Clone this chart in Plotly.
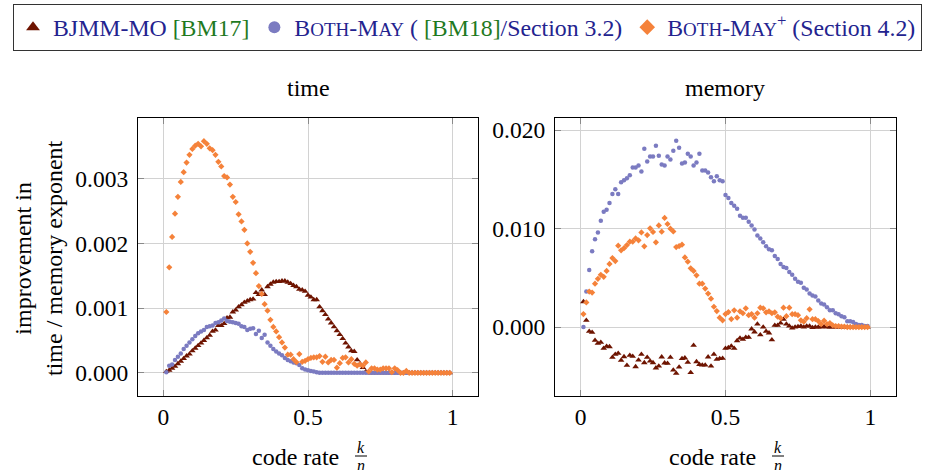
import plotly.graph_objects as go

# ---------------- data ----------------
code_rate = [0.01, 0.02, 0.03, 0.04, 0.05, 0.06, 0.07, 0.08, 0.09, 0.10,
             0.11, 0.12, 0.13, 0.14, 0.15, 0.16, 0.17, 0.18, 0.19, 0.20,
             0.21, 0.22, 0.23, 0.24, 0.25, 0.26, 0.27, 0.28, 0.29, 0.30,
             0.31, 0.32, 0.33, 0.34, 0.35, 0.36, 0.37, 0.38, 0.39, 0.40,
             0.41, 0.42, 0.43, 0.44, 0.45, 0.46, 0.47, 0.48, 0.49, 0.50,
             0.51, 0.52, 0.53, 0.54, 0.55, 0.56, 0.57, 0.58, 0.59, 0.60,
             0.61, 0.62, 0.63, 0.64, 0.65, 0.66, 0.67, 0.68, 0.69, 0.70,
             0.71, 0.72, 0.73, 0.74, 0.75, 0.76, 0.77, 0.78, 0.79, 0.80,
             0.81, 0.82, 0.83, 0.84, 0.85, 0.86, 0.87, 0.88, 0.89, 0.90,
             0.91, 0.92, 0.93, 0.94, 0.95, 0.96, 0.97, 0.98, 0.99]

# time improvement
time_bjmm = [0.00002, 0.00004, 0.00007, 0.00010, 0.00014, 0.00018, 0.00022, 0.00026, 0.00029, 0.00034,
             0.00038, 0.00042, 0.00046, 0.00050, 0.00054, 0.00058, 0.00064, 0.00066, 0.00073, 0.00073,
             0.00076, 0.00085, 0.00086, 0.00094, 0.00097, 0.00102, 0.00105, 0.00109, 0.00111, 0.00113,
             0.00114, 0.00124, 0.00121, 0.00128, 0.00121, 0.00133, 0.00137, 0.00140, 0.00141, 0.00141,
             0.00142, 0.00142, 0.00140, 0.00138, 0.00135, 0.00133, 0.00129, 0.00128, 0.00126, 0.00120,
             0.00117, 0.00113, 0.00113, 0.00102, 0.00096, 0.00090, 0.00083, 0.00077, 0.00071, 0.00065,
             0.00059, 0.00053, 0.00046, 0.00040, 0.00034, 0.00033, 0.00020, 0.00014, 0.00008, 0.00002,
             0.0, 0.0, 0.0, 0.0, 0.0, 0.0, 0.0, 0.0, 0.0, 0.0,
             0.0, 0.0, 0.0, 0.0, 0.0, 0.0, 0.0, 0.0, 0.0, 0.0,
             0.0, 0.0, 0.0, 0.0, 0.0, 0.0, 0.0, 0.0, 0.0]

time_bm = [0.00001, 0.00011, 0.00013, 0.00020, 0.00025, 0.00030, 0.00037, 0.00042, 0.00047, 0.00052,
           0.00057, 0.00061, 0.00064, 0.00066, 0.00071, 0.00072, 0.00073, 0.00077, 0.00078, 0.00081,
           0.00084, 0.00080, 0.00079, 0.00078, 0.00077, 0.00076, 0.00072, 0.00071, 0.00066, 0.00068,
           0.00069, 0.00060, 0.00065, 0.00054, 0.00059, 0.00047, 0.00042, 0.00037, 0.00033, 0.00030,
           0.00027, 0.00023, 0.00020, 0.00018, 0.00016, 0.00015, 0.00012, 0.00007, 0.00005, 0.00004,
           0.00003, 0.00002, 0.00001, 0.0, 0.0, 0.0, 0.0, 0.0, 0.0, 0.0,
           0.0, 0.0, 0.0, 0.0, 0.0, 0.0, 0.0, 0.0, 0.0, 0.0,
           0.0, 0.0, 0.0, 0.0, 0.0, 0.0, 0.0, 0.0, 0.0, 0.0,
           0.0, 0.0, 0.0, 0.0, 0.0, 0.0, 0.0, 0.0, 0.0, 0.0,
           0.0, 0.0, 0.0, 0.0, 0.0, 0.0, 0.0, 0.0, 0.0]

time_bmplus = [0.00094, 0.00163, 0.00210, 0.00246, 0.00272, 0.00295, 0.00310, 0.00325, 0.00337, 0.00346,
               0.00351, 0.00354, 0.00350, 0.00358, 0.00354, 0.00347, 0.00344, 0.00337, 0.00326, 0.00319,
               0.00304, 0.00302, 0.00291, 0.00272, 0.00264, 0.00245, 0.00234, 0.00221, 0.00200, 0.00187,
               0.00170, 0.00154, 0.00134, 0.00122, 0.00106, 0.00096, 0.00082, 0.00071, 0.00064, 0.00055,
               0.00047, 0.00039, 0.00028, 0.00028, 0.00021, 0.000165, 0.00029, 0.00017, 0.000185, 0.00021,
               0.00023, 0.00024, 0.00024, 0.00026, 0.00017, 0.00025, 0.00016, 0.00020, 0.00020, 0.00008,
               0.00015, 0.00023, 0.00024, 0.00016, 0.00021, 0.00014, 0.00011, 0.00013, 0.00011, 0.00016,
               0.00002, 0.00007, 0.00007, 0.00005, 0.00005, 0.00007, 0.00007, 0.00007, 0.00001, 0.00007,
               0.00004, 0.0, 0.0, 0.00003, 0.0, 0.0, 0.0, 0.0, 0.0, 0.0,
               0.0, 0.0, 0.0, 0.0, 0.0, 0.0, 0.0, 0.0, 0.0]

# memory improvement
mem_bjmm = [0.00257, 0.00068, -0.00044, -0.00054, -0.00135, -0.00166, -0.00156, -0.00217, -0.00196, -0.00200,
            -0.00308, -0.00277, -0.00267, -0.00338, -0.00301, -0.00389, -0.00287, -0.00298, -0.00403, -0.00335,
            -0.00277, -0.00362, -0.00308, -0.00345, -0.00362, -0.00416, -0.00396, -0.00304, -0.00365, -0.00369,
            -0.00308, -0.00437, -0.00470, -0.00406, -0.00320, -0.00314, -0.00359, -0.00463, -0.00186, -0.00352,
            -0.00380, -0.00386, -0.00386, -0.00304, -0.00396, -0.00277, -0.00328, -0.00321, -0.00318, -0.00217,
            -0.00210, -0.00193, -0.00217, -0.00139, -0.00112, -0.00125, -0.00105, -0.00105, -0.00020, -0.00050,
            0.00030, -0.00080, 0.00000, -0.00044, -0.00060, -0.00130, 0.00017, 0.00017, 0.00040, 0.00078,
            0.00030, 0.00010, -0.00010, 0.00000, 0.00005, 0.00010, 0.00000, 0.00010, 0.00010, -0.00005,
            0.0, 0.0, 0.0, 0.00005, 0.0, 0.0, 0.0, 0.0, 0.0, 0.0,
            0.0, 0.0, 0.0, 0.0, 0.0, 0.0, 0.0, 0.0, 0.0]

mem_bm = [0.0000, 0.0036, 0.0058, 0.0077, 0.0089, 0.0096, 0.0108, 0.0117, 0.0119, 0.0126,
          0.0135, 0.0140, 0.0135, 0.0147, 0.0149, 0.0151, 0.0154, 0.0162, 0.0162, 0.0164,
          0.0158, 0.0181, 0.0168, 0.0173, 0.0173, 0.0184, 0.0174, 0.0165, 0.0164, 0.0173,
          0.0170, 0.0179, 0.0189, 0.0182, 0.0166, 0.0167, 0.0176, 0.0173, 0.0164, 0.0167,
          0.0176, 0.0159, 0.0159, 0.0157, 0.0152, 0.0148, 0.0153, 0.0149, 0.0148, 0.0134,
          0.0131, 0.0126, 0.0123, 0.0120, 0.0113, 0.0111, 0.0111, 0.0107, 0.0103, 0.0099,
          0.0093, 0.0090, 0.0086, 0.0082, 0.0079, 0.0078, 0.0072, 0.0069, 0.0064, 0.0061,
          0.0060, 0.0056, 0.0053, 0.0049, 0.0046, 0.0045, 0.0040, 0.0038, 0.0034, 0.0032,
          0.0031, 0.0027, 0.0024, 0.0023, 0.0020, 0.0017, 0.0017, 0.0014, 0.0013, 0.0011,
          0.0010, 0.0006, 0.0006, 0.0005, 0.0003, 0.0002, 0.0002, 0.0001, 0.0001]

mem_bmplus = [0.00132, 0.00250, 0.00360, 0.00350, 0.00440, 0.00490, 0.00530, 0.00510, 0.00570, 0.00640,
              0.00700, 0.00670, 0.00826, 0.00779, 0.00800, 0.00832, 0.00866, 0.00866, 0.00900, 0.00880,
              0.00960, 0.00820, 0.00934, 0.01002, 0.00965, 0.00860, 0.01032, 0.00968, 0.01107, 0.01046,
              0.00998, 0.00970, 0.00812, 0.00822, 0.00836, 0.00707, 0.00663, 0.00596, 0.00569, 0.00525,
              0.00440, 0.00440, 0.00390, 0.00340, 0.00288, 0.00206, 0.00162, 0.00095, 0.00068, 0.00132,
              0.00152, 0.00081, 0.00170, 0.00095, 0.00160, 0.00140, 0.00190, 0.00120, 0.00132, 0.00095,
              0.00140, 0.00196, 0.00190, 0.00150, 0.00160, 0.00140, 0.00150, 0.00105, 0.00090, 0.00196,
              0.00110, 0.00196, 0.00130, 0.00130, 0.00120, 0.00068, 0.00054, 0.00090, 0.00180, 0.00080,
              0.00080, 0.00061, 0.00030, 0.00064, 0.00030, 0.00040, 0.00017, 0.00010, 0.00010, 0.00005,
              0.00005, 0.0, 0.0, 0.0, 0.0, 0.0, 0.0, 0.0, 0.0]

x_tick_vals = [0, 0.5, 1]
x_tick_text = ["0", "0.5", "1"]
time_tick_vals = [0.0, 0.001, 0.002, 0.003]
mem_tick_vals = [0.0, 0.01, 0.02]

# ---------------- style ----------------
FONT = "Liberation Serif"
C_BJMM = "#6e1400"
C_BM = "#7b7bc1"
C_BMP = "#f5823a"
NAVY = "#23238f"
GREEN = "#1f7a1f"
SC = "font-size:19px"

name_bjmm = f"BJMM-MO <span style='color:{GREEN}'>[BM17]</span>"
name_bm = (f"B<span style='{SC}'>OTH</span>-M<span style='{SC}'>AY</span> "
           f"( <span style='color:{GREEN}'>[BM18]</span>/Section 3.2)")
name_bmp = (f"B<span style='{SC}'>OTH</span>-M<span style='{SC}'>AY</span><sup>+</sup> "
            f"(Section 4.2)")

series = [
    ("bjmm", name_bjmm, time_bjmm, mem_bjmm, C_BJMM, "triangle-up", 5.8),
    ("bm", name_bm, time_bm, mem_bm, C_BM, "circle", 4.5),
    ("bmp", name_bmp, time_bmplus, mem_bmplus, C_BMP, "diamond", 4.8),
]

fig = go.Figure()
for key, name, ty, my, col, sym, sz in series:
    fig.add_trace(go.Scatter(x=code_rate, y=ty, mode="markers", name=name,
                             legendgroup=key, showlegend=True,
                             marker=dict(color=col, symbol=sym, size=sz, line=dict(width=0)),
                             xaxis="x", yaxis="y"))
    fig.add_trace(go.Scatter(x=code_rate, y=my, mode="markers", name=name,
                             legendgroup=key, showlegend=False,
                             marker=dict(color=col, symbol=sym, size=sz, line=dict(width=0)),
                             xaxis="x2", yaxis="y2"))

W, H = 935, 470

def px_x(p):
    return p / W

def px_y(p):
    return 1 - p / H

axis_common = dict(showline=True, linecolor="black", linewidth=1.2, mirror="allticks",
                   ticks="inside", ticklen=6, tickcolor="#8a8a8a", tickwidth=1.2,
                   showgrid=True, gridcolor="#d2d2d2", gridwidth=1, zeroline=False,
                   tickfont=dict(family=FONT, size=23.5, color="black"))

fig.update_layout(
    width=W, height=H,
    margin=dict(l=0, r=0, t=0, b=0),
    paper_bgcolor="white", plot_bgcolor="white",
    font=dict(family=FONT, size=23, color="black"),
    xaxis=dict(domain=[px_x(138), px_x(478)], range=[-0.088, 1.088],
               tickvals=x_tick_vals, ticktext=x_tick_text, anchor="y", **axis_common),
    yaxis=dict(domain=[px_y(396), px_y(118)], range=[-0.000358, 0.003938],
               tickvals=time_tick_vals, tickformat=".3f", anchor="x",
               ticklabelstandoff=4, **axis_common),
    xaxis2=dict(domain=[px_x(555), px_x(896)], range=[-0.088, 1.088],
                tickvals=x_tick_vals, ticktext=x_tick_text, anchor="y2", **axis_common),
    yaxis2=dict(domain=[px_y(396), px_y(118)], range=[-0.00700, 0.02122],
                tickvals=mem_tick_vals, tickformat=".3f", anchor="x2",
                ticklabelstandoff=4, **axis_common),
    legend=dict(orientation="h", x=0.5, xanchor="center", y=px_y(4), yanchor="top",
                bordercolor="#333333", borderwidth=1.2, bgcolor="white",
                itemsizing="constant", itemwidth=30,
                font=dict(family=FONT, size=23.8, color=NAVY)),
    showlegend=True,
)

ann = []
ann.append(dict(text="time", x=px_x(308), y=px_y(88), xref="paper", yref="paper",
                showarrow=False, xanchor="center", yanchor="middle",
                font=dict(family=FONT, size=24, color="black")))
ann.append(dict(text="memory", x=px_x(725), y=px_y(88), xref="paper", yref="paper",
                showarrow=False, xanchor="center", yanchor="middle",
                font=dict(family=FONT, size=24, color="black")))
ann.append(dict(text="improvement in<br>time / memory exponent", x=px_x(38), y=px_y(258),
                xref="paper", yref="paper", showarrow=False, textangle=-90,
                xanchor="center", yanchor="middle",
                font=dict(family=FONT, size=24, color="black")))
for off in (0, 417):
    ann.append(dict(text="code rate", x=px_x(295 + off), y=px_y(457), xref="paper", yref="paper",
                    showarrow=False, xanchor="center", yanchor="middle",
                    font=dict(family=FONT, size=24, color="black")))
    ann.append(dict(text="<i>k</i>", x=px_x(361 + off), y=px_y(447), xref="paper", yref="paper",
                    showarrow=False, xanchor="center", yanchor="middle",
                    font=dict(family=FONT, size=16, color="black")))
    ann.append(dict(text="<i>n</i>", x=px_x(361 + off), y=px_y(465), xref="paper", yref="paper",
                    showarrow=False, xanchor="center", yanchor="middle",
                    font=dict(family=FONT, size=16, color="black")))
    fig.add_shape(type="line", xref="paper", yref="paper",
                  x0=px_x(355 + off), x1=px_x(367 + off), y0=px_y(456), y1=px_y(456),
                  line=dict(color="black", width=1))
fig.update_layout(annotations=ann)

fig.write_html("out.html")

§

WHAT YOU ARE ASKED TO DO
Pictures excluded, repeat exactly the lines from the top of the material through the line with "0.91, 0.92, 0.93, 0.94, 0.95, 0.96, 0.97, 0.98, 0.99]", including both of those lines.

OUTPUT FOR THIS EXERCISE
Clone this chart in Plotly.
import plotly.graph_objects as go

# ---------------- data ----------------
code_rate = [0.01, 0.02, 0.03, 0.04, 0.05, 0.06, 0.07, 0.08, 0.09, 0.10,
             0.11, 0.12, 0.13, 0.14, 0.15, 0.16, 0.17, 0.18, 0.19, 0.20,
             0.21, 0.22, 0.23, 0.24, 0.25, 0.26, 0.27, 0.28, 0.29, 0.30,
             0.31, 0.32, 0.33, 0.34, 0.35, 0.36, 0.37, 0.38, 0.39, 0.40,
             0.41, 0.42, 0.43, 0.44, 0.45, 0.46, 0.47, 0.48, 0.49, 0.50,
             0.51, 0.52, 0.53, 0.54, 0.55, 0.56, 0.57, 0.58, 0.59, 0.60,
             0.61, 0.62, 0.63, 0.64, 0.65, 0.66, 0.67, 0.68, 0.69, 0.70,
             0.71, 0.72, 0.73, 0.74, 0.75, 0.76, 0.77, 0.78, 0.79, 0.80,
             0.81, 0.82, 0.83, 0.84, 0.85, 0.86, 0.87, 0.88, 0.89, 0.90,
             0.91, 0.92, 0.93, 0.94, 0.95, 0.96, 0.97, 0.98, 0.99]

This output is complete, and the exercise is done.